In OHLs most of the faults are typically temporary or transient faults, e.g., due to lightning strokes, and an auto-reclosing protection scheme may therefore be applied. On the other hand, in transmission lines based solely on cables, virtually all faults are permanent faults, and auto-reclosing is therefore not applied. Permanent faults may occur also in OHLs. In case of a permanent fault, the fault typically has to be cleared or removed by maintenance personnel.
Considering as an example a multi-terminal voltage source converter (VSC) based High Voltage Direct Current (HVDC) power system, faults on a DC cable or DC OHL are typically isolated from the rest of the power system or another part of the power system by temporarily shutting down the DC line, or temporarily taking the DC line out of operation, using DC circuit breakers.

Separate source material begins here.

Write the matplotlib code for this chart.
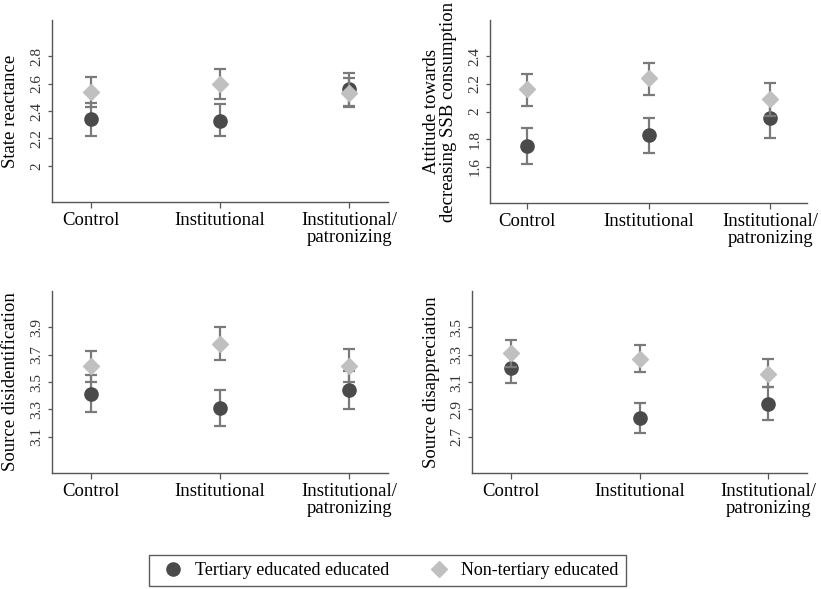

For an OHL, the DC line is put back into operation after some time has passed to allow for the fault to be cleared, i.e. to allow for the fault arc current to be extinguished, in case it is a temporary fault. However, if the fault is a permanent fault, the DC line will be shut down again after reclosing it. In that case, the DC line will be shut down for a relatively long period to allow for maintenance personnel to locate and clear the fault. Events leading to DC line faults could happen both during normal operation when the DC line is energized, or when the DC line is not energized. In case the DC line is not energized when the fault occurs, the fault may only manifest itself when the DC line is attempted to be brought back into service or operation.
For faults in DC OHLs, DC circuit breakers are typically designed to auto-reclose after some time period, with the length of time period being based on the time it takes for the fault arc current to be extinguished. In case of temporary faults, the DC circuit breakers will first be tripped, and the DC line will then be restored back to normal operation following successful auto reclosing. In case of permanent faults however, the DC circuit breakers need to be tripped again after auto reclosing since there may still be a fault present in the DC line. It would therefore desirable for a DC line protection system or mechanism to be able to detect if the fault is still present after auto reclosing has been carried out. It would also be desirable that such detection could be carried out relatively quickly, with a speed comparable to a primary protection system, due to the high rate of rise in currents occurring in e.g. VSC based HVDC power transmission systems, or grids. Similarly, it would also be desirable to be able to detect if a fault in a DC line is present after having switched DC circuit breakers in order to energize an open DC line. In energizing an open DC line, a protection mechanism should be in place to ensure that a fault is detected if there is a fault present in the DC line.